SiTime surges 3% on $3 billion deal for Renesas timing unit
Acquisition would mark silicon timing specialist's largest deal to date, expanding into wireless infrastructure and data center markets
SiTime Corporation shares rallied 3.1% to $374.18 on Tuesday after the silicon timing specialist reportedly neared a $3 billion deal to acquire Renesas Electronics' timing division, a transaction that would represent the Santa Clara-based company's largest acquisition to date.
The agreement, which could be announced as early as Thursday when Renesas reports full-year earnings, would significantly expand SiTime's portfolio beyond its core MEMS-based timing products into the broader $11 billion timing components market. The Renesas timing unit specializes in clock generators, jitter cleaners, oscillators, and synchronization devices critical for wireless infrastructure, networking equipment, and data centers.
"By acquiring Renesas' high-end timing stack, SiTime could significantly broaden its product offerings and capture a larger portion of this space," according to EE Times, which first reported the potential acquisition late last year. The deal would include "field-proven design tools and entrenched customer relationships" along with the extensive product portfolio.

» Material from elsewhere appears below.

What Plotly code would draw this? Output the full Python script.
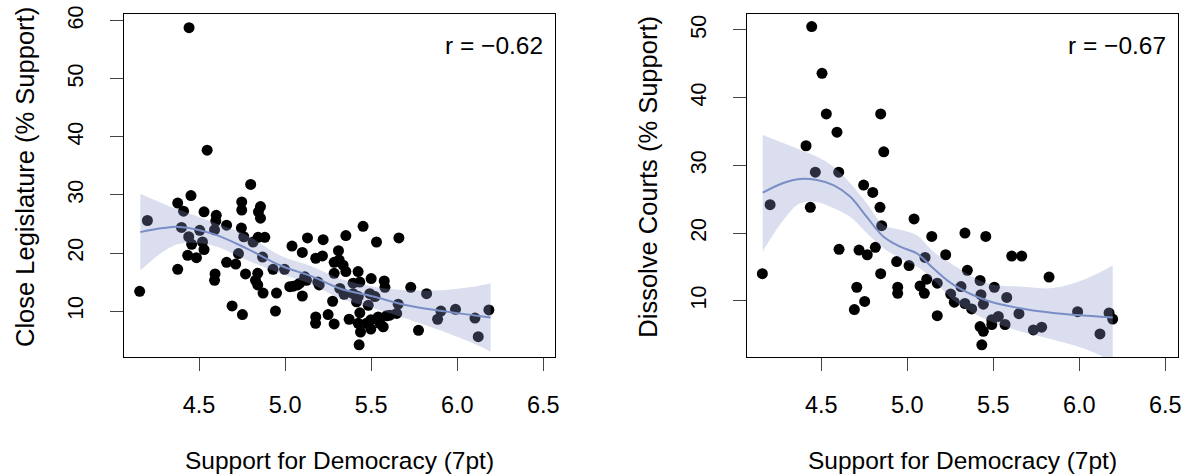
import plotly.graph_objects as go

# ---------------- data: left panel (Close Legislature) ----------------
leg_x = [4.442, 4.547, 4.20, 4.155, 4.376, 4.453, 4.41, 4.398, 4.44, 4.457,
         4.434, 4.485, 4.376, 4.504, 4.529, 4.529, 4.52, 4.60, 4.597, 4.59,
         4.66, 4.593, 4.59, 4.66, 4.713, 4.729, 4.692, 4.752, 4.77, 4.748,
         4.748, 4.80, 4.746, 4.76, 4.814, 4.857, 4.845, 4.857, 4.843, 4.882,
         4.869, 4.841, 4.828, 4.841, 4.872, 4.93, 4.95, 4.944, 4.997, 5.04,
         5.10, 5.13, 5.027, 5.072, 5.10, 5.124,
         5.221, 5.353, 5.453, 5.531, 5.661, 5.178, 5.217, 5.31, 5.285, 5.314,
         5.285, 5.353, 5.424, 5.434, 5.50, 5.576, 5.58, 5.73, 5.822, 5.114,
         5.047, 5.198, 5.276, 5.343, 5.415, 5.483, 5.522, 5.657, 5.648, 5.178,
         5.177, 5.25, 5.285, 5.372, 5.425, 5.438, 5.498, 5.498, 5.541, 5.57,
         5.609, 5.43, 5.775, 5.905, 5.886, 5.99, 6.103, 6.122, 6.184, 5.425,
         5.492, 5.434, 5.473, 5.55, 5.59, 5.085, 5.19, 5.337, 5.395, 5.318,
         5.395]
leg_y = [58.8, 37.7, 25.6, 13.4, 28.6, 29.9, 27.2, 24.4, 22.8, 21.5,
         19.6, 19.2, 17.2, 23.9, 27.1, 20.6, 21.9, 26.5, 25.5, 24.0,
         24.8, 16.4, 15.3, 18.4, 18.1, 19.9, 10.9, 9.4, 16.4, 28.8,
         27.4, 31.8, 24.3, 22.8, 21.9, 28.0, 27.1, 26.0, 22.7, 22.7,
         19.3, 16.5, 15.3, 14.5, 13.1, 17.2, 13.1, 10.0, 17.2, 21.2,
         20.1, 22.6, 14.2, 14.5, 12.6, 15.3,
         22.3, 23.0, 24.6, 21.9, 22.6, 19.1, 19.5, 20.4, 18.4, 18.8,
         16.5, 16.8, 16.8, 15.0, 15.6, 15.2, 14.1, 14.1, 13.0, 15.9,
         14.3, 14.5, 11.7, 12.9, 11.6, 11.0, 12.5, 11.2, 9.6, 9.0,
         7.9, 9.4, 7.8, 8.6, 7.9, 6.4, 8.5, 6.9, 9.0, 7.3,
         9.3, 4.2, 6.7, 10.0, 8.6, 10.3, 8.8, 5.6, 10.2, 12.5,
         13.0, 9.7, 7.9, 7.9, 9.2, 14.8, 15.0, 17.9, 13.0, 13.9,
         14.8]

# loess fit for left panel
leg_fit_x = [4.159, 4.291, 4.388, 4.581, 4.776, 4.969, 5.163, 5.318, 5.512, 5.706, 5.90, 6.093, 6.194]
leg_fit = [23.6, 24.3, 24.5, 23.3, 20.8, 17.9, 15.9, 13.9, 12.5, 11.0, 10.05, 9.3, 8.9]
leg_hi = [30.2, 28.5, 27.4, 25.3, 23.1, 19.6, 17.6, 15.6, 14.2, 13.6, 13.6, 14.2, 14.8]
leg_lo = [17.0, 20.2, 21.6, 21.3, 18.8, 16.5, 14.5, 12.2, 10.5, 8.7, 6.7, 4.45, 3.0]

# ---------------- data: right panel (Dissolve Courts) ----------------
crt_x = [4.444, 4.504, 4.529, 4.845, 4.591, 4.411, 4.863, 4.465, 4.601, 4.746,
         4.799, 4.202, 4.157, 4.436, 4.841, 4.851, 5.039, 5.142, 4.603, 4.719,
         4.767, 4.814, 4.938, 5.01, 5.103, 4.845, 4.706, 4.752, 4.692, 4.944,
         4.944, 5.074, 5.099, 5.113, 5.174, 5.174, 5.335, 5.456, 5.223, 5.607,
         5.665, 5.349, 5.824, 5.252, 5.273, 5.312, 5.335, 5.374, 5.423, 5.428,
         5.442, 5.506, 5.578, 5.529, 5.568, 5.491, 5.423, 5.442, 5.433, 5.649,
         5.733, 5.781, 5.99, 6.12, 6.173, 6.194, 5.491]
crt_y = [50.5, 43.6, 37.6, 37.6, 34.9, 32.9, 32.0, 29.0, 29.0, 27.1,
         26.0, 24.2, 14.0, 23.8, 23.8, 21.1, 22.1, 19.5, 17.6, 17.5,
         16.8, 17.9, 15.8, 15.2, 16.4, 14.0, 12.0, 9.9, 8.7, 12.0,
         11.1, 12.2, 11.1, 13.2, 12.6, 7.8, 20.0, 19.5, 16.8, 16.6,
         16.6, 14.5, 13.5, 11.0, 9.8, 12.1, 9.6, 8.8, 13.0, 10.9,
         9.5, 12.0, 10.5, 7.7, 6.5, 6.5, 6.2, 5.5, 3.5, 8.1,
         5.7, 6.1, 8.4, 5.1, 8.2, 7.3, 7.2]

crt_fit_x = [4.159, 4.279, 4.376, 4.473, 4.57, 4.667, 4.764, 4.86, 4.958, 5.055,
             5.151, 5.267, 5.462, 5.655, 5.849, 6.043, 6.194]
crt_fit = [25.97, 27.4, 28.0, 27.85, 27.1, 25.4, 22.4, 19.5, 18.0, 17.0,
           14.8, 12.4, 10.05, 8.9, 8.2, 7.8, 7.55]
crt_hi = [34.5, 33.3, 32.3, 31.3, 29.8, 27.4, 24.4, 21.2, 20.5, 19.7,
          17.3, 15.3, 12.6, 12.1, 11.9, 13.3, 15.2]
crt_lo = [17.3, 21.9, 24.4, 24.6, 23.7, 22.4, 20.0, 17.8, 16.3, 15.1,
          13.1, 10.1, 7.2, 5.5, 4.25, 2.8, 1.0]

x_ticks = [4.5, 5.0, 5.5, 6.0, 6.5]
leg_ticks = [10, 20, 30, 40, 50, 60]
crt_ticks = [10, 20, 30, 40, 50]
x_title = "Support for Democracy (7pt)"
leg_title = "Close Legislature (% Support)"
crt_title = "Dissolve Courts (% Support)"
r_labels = ["r = \u22120.62", "r = \u22120.67"]

# ---------------- styling ----------------
W, H = 1186, 476
FONT = "Liberation Sans, Arial, Helvetica, sans-serif"
BAND = "rgba(134,150,200,0.31)"
LINE = "rgb(122,142,198)"

fig = go.Figure()


def add_panel(xs, ys, fx, fy, hi, lo, xa, ya):
    fig.add_trace(go.Scatter(x=xs, y=ys, mode="markers", xaxis=xa, yaxis=ya,
                             marker=dict(color="black", size=11, line=dict(width=0)),
                             showlegend=False, hoverinfo="skip"))
    fig.add_trace(go.Scatter(x=fx, y=lo, mode="lines", xaxis=xa, yaxis=ya,
                             line=dict(width=0, shape="spline", color=BAND),
                             showlegend=False, hoverinfo="skip"))
    fig.add_trace(go.Scatter(x=fx, y=hi, mode="lines", xaxis=xa, yaxis=ya,
                             fill="tonexty", fillcolor=BAND,
                             line=dict(width=0, shape="spline", color=BAND),
                             showlegend=False, hoverinfo="skip"))
    fig.add_trace(go.Scatter(x=fx, y=fy, mode="lines", xaxis=xa, yaxis=ya,
                             line=dict(width=2, shape="spline", color=LINE),
                             showlegend=False, hoverinfo="skip"))


add_panel(leg_x, leg_y, leg_fit_x, leg_fit, leg_hi, leg_lo, "x", "y")
add_panel(crt_x, crt_y, crt_fit_x, crt_fit, crt_hi, crt_lo, "x2", "y2")

# pixel geometry of the two plot boxes
L1, R1 = 124, 555
L2, R2 = 746.7, 1177.7
TOP, BOT = 14, 357
ydom = [1 - BOT / H, 1 - TOP / H]

common_x = dict(tickvals=x_ticks, tickformat=".1f", ticks="outside", ticklen=13,
                tickcolor="#444", tickwidth=1, showline=True, linecolor="black",
                linewidth=1, mirror=True, showgrid=False, zeroline=False,
                automargin=False,
                tickfont=dict(size=23.5, color="black", family=FONT),
                ticklabelstandoff=14)
common_y = dict(ticks="outside", ticklen=13, tickcolor="#444", tickwidth=1,
                showline=True, linecolor="black", linewidth=1, mirror=True,
                showgrid=False, zeroline=False, tickangle=-90, automargin=False,
                tickfont=dict(size=21.5, color="black", family=FONT),
                ticklabelstandoff=18)

fig.update_layout(
    width=W, height=H,
    margin=dict(l=0, r=0, t=0, b=0, pad=0),
    paper_bgcolor="white", plot_bgcolor="white",
    font=dict(family=FONT, color="black"),
    xaxis=dict(domain=[L1 / W, R1 / W], range=[4.064, 6.568], anchor="y", **common_x),
    yaxis=dict(domain=ydom, range=[2.1, 61.15], tickvals=leg_ticks, anchor="x", **common_y),
    xaxis2=dict(domain=[L2 / W, R2 / W], range=[4.066, 6.572], anchor="y2", **common_x),
    yaxis2=dict(domain=ydom, range=[1.7, 52.36], tickvals=crt_ticks, anchor="x2", **common_y),
)

ann = []
for left, right, ytitle, rlab in [(L1, R1, leg_title, r_labels[0]), (L2, R2, crt_title, r_labels[1])]:
    ann.append(dict(text=x_title, xref="paper", yref="paper", x=(left + right) / 2 / W,
                    y=1 - 460 / H, xanchor="center", yanchor="middle", showarrow=False,
                    font=dict(size=24.5, family=FONT, color="black")))
    ann.append(dict(text=ytitle, xref="paper", yref="paper", x=(left - 99) / W,
                    y=1 - 177 / H, xanchor="center", yanchor="middle", textangle=-90,
                    showarrow=False, font=dict(size=25.5, family=FONT, color="black")))
    ann.append(dict(text=rlab, xref="paper", yref="paper", x=(right - 10) / W,
                    y=1 - 46 / H, xanchor="right", yanchor="middle", showarrow=False,
                    font=dict(size=24.5, family=FONT, color="black")))
fig.update_layout(annotations=ann)

fig.write_html("out.html",
               config={"displayModeBar": False, "staticPlot": True},
               post_script="document.body.style.margin='0';document.body.style.overflow='hidden';")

The timing division largely stems from Renesas's 2019 acquisition of Integrated Device Technology (IDT) for $6.7 billion, which provided the Japanese chipmaker with analog mixed-signal capabilities including radio frequency, advanced timing, and memory interface products. Now, Renesas is divesting the unit as part of a broader strategic pivot to focus on its core competencies in automotive and industrial semiconductors, microcontrollers, and power management chips.
For SiTime, the acquisition represents a strategic opportunity to strengthen its position in high-growth markets including 5G base stations, telecommunications infrastructure, and AI accelerator systems. The timing integrated circuits from Renesas are essential for maintaining precise data flow in data centers and supporting the increasing demands of high-speed communication networks.
SiTime, which currently commands a market capitalization of $9.5 billion, has seen its stock more than triple from its 52-week low of $105.40 amid growing demand for precision timing solutions in increasingly complex electronic systems. The company reported trailing twelve-month revenue of $281.5 million, with quarterly revenue growth of 44.8% year-over-year, though it remains unprofitable with earnings per share of negative $2.90.
Analysts maintain a positive outlook on the stock, with an average target price of $382.22 and eight analysts rating it a buy or strong buy versus just one sell rating. The high-growth semiconductor specialist trades at a premium valuation with a price-to-sales ratio of 33.7 times, reflecting investor expectations for continued expansion.
The timing components market has become increasingly strategic as telecommunications operators deploy 5G networks and data center operators build infrastructure to support artificial intelligence workloads. Precise timing and synchronization are critical for ensuring reliable performance in these high-speed environments, making the Renesas portfolio particularly valuable.
Renesas's decision to divest the timing unit aligns with a broader industry trend of companies reviewing portfolios to focus on strategically critical areas. The Japanese chipmaker aims to raise capital to reinvest in its core automotive and industrial semiconductor businesses, which have become central to its growth strategy.
If completed, the $3 billion acquisition would represent a transformative deal for SiTime, more than ten times its current annual revenue. Financing such a substantial transaction would likely require significant debt issuance or equity raising, though the company's elevated stock price provides currency for a potential stock component.
The transaction is expected to face regulatory scrutiny given the size of the deal and the strategic importance of timing technology in critical infrastructure. However, the limited overlap between SiTime's existing MEMS-based products and Renesas's quartz-based timing portfolio could help address competitive concerns.
Investors will be watching closely for official confirmation of the deal and details on financing, integration plans, and expected synergies. Renesas's earnings announcement on Thursday could provide additional clarity on the timing and terms of the transaction.